Hunter Moyler, '19

August 7, 2018
Senior studies "The Lost Cause" in literature and film

Growing up in Virginia, Hunter Moyler recalls learning about the Confederacy and the Civil War in school. “In fifth grade, my teacher referred to the Confederacy as ‘we’ and that didn’t sound right to me, but I didn’t know to question it,” he said.

After the Charleston Church shooting in 2016, and the controversy that followed over the Confederate flag being flown over the South Carolina State Capitol, Moyler was spurred to dig deeper. “I wanted to learn more about the Civil War, and why it’s still a controversial topic today,” he said. He started by reading James McPherson’s For Cause and Comrades: Why Men Fought in the Civil War and was surprised to find the book lending support to the idea of slavery and its benefits. “I was surprised and confused to read about how people thought it was a noble thing trying to end the United States as we knew it, so that they could keep slavery,” he said. “The people who probably would have considered themselves the most patriotic were the ones trying to end the country they claimed to be so supportive of.”

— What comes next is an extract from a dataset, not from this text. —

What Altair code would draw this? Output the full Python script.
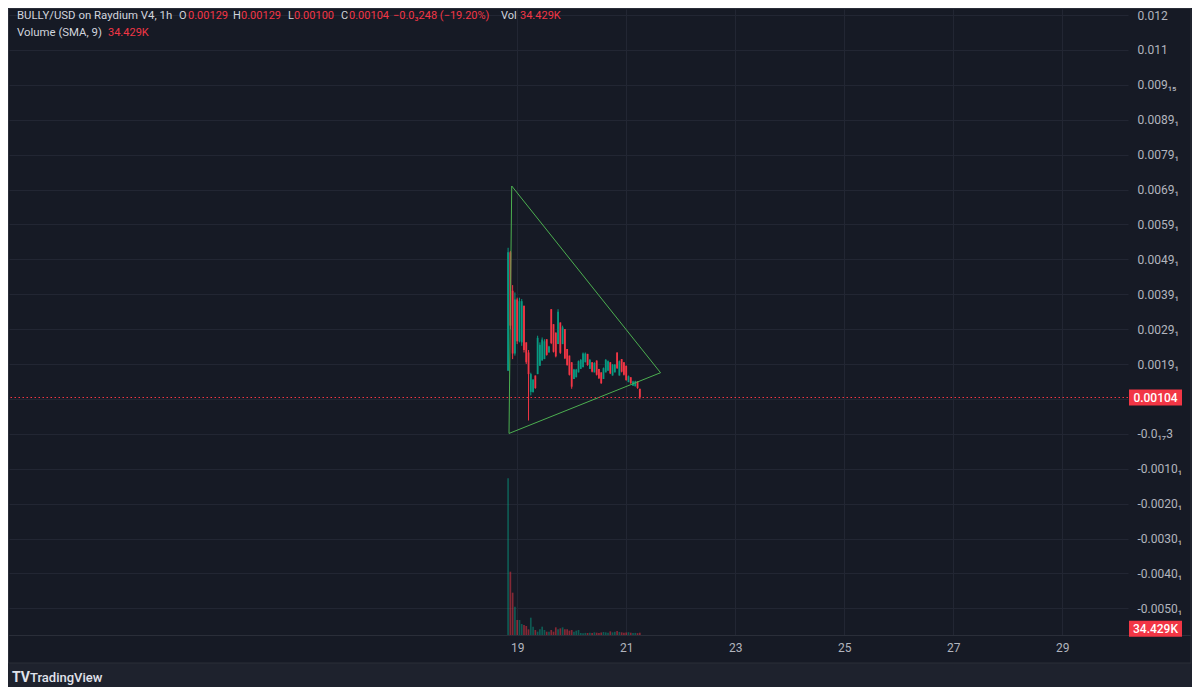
import json
import altair as alt
import pandas as pd

# ---------------- data ----------------
start_day = 18 + 20 / 24  # first hourly candle: 18th, 20:00
opens = [0.00181, 0.00520, 0.00410, 0.00230, 0.00385, 0.00265, 0.00262, 0.00367, 0.00262, 0.00233,
         0.00120, 0.00119, 0.00167, 0.00171, 0.00195, 0.00210, 0.00214, 0.00271, 0.00233, 0.00357,
         0.00314, 0.00290, 0.00257, 0.00319, 0.00257, 0.00300, 0.00243, 0.00224, 0.00205, 0.00157,
         0.00162, 0.00176, 0.00186, 0.00191, 0.00205, 0.00229, 0.00186, 0.00205, 0.00176, 0.00210,
         0.00186, 0.00176, 0.00157, 0.00176, 0.00181, 0.00205, 0.00167, 0.00176, 0.00233, 0.00167,
         0.00214, 0.00205, 0.00195, 0.00148, 0.00162, 0.00138, 0.00136, 0.00150, 0.00129]
highs = [0.00533, 0.00524, 0.00426, 0.00405, 0.00390, 0.00390, 0.00386, 0.00367, 0.00262, 0.00240,
         0.00175, 0.00157, 0.00167, 0.00281, 0.00262, 0.00276, 0.00271, 0.00271, 0.00252, 0.00357,
         0.00314, 0.00290, 0.00357, 0.00319, 0.00310, 0.00300, 0.00243, 0.00224, 0.00205, 0.00186,
         0.00186, 0.00210, 0.00214, 0.00233, 0.00233, 0.00229, 0.00214, 0.00205, 0.00205, 0.00210,
         0.00186, 0.00176, 0.00190, 0.00214, 0.00210, 0.00205, 0.00200, 0.00200, 0.00233, 0.00210,
         0.00214, 0.00205, 0.00195, 0.00167, 0.00162, 0.00152, 0.00152, 0.00150, 0.00129]
lows = [0.00181, 0.00300, 0.00214, 0.00224, 0.00257, 0.00262, 0.00252, 0.00233, 0.00200, 0.00038,
        0.00110, 0.00119, 0.00129, 0.00171, 0.00195, 0.00210, 0.00214, 0.00224, 0.00233, 0.00257,
        0.00233, 0.00219, 0.00257, 0.00229, 0.00257, 0.00214, 0.00195, 0.00167, 0.00129, 0.00157,
        0.00162, 0.00176, 0.00186, 0.00191, 0.00205, 0.00195, 0.00186, 0.00176, 0.00176, 0.00167,
        0.00157, 0.00143, 0.00157, 0.00176, 0.00181, 0.00171, 0.00167, 0.00176, 0.00186, 0.00167,
        0.00176, 0.00167, 0.00152, 0.00148, 0.00143, 0.00138, 0.00136, 0.00129, 0.00100]
closes = [0.00520, 0.00310, 0.00230, 0.00385, 0.00265, 0.00380, 0.00380, 0.00240, 0.00205, 0.00171,
          0.00171, 0.00155, 0.00131, 0.00275, 0.00255, 0.00270, 0.00265, 0.00226, 0.00250, 0.00260,
          0.00235, 0.00222, 0.00350, 0.00232, 0.00305, 0.00216, 0.00197, 0.00169, 0.00135, 0.00184,
          0.00184, 0.00208, 0.00212, 0.00230, 0.00230, 0.00197, 0.00212, 0.00178, 0.00203, 0.00169,
          0.00159, 0.00145, 0.00188, 0.00212, 0.00208, 0.00173, 0.00198, 0.00198, 0.00188, 0.00208,
          0.00178, 0.00169, 0.00154, 0.00165, 0.00145, 0.00150, 0.00150, 0.00131, 0.00104]
volumes_k = [2350, 950, 635, 425, 225, 225, 165, 150, 135, 85,
             260, 125, 75, 50, 85, 125, 75, 50, 50, 75,
             50, 115, 85, 100, 115, 85, 85, 65, 75, 50,
             65, 75, 30, 28, 32, 30, 35, 30, 40, 35,
             30, 38, 45, 40, 35, 55, 40, 48, 60, 45,
             40, 35, 38, 42, 35, 30, 32, 28, 34.429]

# triangle drawing (day, price)
tri_day = [18.90, 21.63, 18.85, 18.90]
tri_price = [0.00710, 0.00175, 0.00001, 0.00710]

last_price = 0.00104
last_volume_k = 34.429

x_ticks = [19, 21, 23, 25, 27, 29]
y_ticks = [0.012, 0.011, 0.010, 0.009, 0.008, 0.007, 0.006, 0.005, 0.004, 0.003, 0.002,
           0.001, 0.0, -0.001, -0.002, -0.003, -0.004, -0.005]
y_labels = ["0.012", "0.011", "0.009₁₅", "0.0089₁", "0.0079₁", "0.0069₁", "0.0059₁",
            "0.0049₁", "0.0039₁", "0.0029₁", "0.0019₁", "", "-0.0₁₇3", "-0.0010₁",
            "-0.0020₁", "-0.0030₁", "-0.0040₁", "-0.0050₁"]

# ---------------- styles ----------------
TEAL = "#089981"
RED = "#f23645"
GREEN = "#4caf50"
INNER = "#161a25"
OUTER = "#1e222d"
BORDER = "#2a2e39"
GRID = "#222633"
AXC = "#b2b5be"
HDR = "#d1d4dc"
FONT = "Roboto"

W, H = 1119, 626

df = pd.DataFrame({
    "t": [start_day + i / 24 for i in range(len(opens))],
    "open": opens, "high": highs, "low": lows, "close": closes, "vol": volumes_k,
})
df["dir"] = ["up" if c >= o else "down" for o, c in zip(df["open"], df["close"])]
tri = pd.DataFrame({"tx": tri_day, "ty": tri_price, "k": list(range(len(tri_day)))})
one = alt.Data(values=[{}])

xs = alt.Scale(domain=[9.769, 30.114], nice=False, zero=False)
ys = alt.Scale(domain=[-0.005765, 0.012172], nice=False, zero=False)
vs = alt.Scale(domain=[0, 9390], nice=False, zero=False)
cs = alt.Scale(domain=["up", "down"], range=[TEAL, RED])

x_axis = alt.Axis(values=x_ticks, format="d", grid=True, gridColor=GRID, domain=False,
                  ticks=False, labelColor=AXC, labelFontSize=12, labelFont=FONT,
                  labelPadding=7, title=None)
label_expr = "[" + ",".join(json.dumps(s, ensure_ascii=False) for s in y_labels) + \
             "][round((0.012 - datum.value) * 1000)]"
y_axis = alt.Axis(orient="right", values=y_ticks, labelExpr=label_expr, grid=True,
                  gridColor=GRID, domain=False, ticks=False, labelColor=AXC,
                  labelFontSize=12, labelFont=FONT, labelPadding=9, labelAlign="left",
                  labelBaseline="middle", title=None)


def X(field):
    return alt.X(f"{field}:Q", scale=xs, axis=x_axis)


color = alt.Color("dir:N", scale=cs, legend=None)

band = alt.Chart(one).mark_rect(fill=OUTER).encode(
    x=alt.value(-2), x2=alt.value(1184), y=alt.value(654), y2=alt.value(700))
frame = alt.Chart(one).mark_rect(fillOpacity=0, stroke=BORDER, strokeWidth=1).encode(
    x=alt.value(-0.5), x2=alt.value(1182), y=alt.value(-0.5), y2=alt.value(654))
sep = alt.Chart(one).mark_rule(color=BORDER).encode(
    x=alt.value(0), x2=alt.value(1182), y=alt.value(626.5))

vol = alt.Chart(df).mark_bar(size=1.7, opacity=0.5).encode(
    x=X("t"), y=alt.Y("vol:Q", scale=vs, axis=None), color=color)
wick = alt.Chart(df).mark_rule(strokeWidth=1).encode(
    x=X("t"), y=alt.Y("low:Q", scale=ys, axis=None), y2="high:Q", color=color)
body = alt.Chart(df).mark_bar(size=1.8).encode(
    x=X("t"), y=alt.Y("open:Q", scale=ys, axis=y_axis), y2="close:Q", color=color)
triangle = alt.Chart(tri).mark_line(color=GREEN, strokeWidth=1).encode(
    x=X("tx"), y=alt.Y("ty:Q", scale=ys, axis=None), order="k:Q")

pl = pd.DataFrame({"p": [last_price], "lbl": [f"{last_price:.5f}"]})
price_line = alt.Chart(pl).mark_rule(color=RED, strokeDash=[1.5, 2.5], strokeWidth=1).encode(
    y=alt.Y("p:Q", scale=ys, axis=None))
price_box = alt.Chart(pl).mark_rule(color=RED, strokeWidth=16).encode(
    x=alt.value(1120), x2=alt.value(1173), y=alt.Y("p:Q", scale=ys, axis=None))
price_txt = alt.Chart(pl).mark_text(color="white", font=FONT, fontSize=12, fontWeight=500,
                                    align="center", baseline="middle").encode(
    x=alt.value(1146.5), y=alt.Y("p:Q", scale=ys, axis=None), text="lbl:N")

vl = pd.DataFrame({"v": [last_volume_k], "lbl": [f"{last_volume_k:.3f}K"]})
vol_box = alt.Chart(vl).mark_rule(color=RED, strokeWidth=16, yOffset=-4).encode(
    x=alt.value(1120), x2=alt.value(1173), y=alt.Y("v:Q", scale=vs, axis=None))
vol_txt = alt.Chart(vl).mark_text(color="white", font=FONT, fontSize=12, fontWeight=500,
                                  align="center", baseline="middle", yOffset=-4).encode(
    x=alt.value(1146.5), y=alt.Y("v:Q", scale=vs, axis=None), text="lbl:N")


def txt(s, px, py, col, size=11, weight="normal"):
    return alt.Chart(one).mark_text(text=s, color=col, font=FONT, fontSize=size,
                                    fontWeight=weight, align="left",
                                    baseline="middle").encode(
        x=alt.value(px), y=alt.value(py))


L1, L2 = 6.5, 23.5
header = [
    txt("BULLY/USD on Raydium V4, 1h", 8, L1, HDR, 11.4),
    txt("O", 170, L1, HDR), txt("0.00129", 179, L1, RED),
    txt("H", 224, L1, HDR), txt("0.00129", 232, L1, RED),
    txt("L", 279, L1, HDR), txt("0.00100", 285, L1, RED),
    txt("C", 332, L1, HDR), txt("0.00104", 340, L1, RED),
    txt("−0.0₃248 (−19.20%)", 384, L1, RED),
    txt("Vol", 492, L1, HDR), txt("34.429K", 511, L1, RED),
    txt("Volume (SMA, 9)", 8, L2, HDR, 11.4), txt("34.429K", 99, L2, RED),
    txt("TV", 3, 669, "#e0e3eb", 14, "bold"),
    txt("TradingView", 21, 669, "#e0e3eb", 13, 500),
]

chart = alt.layer(
    band, frame, sep, vol, wick, body, triangle, price_line,
    price_box, price_txt, vol_box, vol_txt, *header
).resolve_scale(y="independent").properties(
    width=W, height=H,
    padding={"left": 1, "top": 1, "right": 64, "bottom": 52},
    autosize=alt.AutoSizeParams(type="none"),
    background=INNER,
).configure_view(stroke=None)

chart.save("out.html", embed_options={"renderer": "svg", "actions": False})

For Cause and Comrades also introduced Moyler to the concept of “The Lost Cause,” an ideological movement that describes the Confederate cause as an honorable struggle for the Southern way of life, while minimizing or denying the central role of slavery. 

The ideology of "The Lost Cause" was also represented in major works of literature written during the time, so Moyler, an English and journalism major, used an A&S Summer Fellowship to study the impact of "Lost Cause" literature and film in the post-Civil War era, with particular focus on Gone with the Wind, by Margaret Mitchell and Thomas F. Dixon Jr’s The Clansman

Gone with the Wind portrays its Southern characters as noble heroic figures, living in a romantic and conservative society, who succumbed to the Union Army’s destruction during the Civil War. In The Clansman, the Ku Klux Klan is portrayed as continuing noble traditions of the South. 

By studying both books and their film adaptations, Moyler plans to analyze how each of the four works used selected historical facts to construct narratives that aided the perpetuation of the "Lost Cause" and advanced white supremacist ideologies. “I’m trying to determine how these works, which idealize a certain way of life, have convinced others, even up to present day, that this sort of rhetoric and these sorts of ideals are accepted,” he said. 

“Reading Gone with the Wind helped me gain a better understanding how people like to remember the Civil War, and why they like to remember it the way they do, even though their narrative doesn’t tell the full story,” Moyler said.

While the topic has present day ramifications, Moyler’s main interest is in trying to understand the history. “I’m grateful for the chance to dig deeper into such a tragic period in our nation’s history,” he said.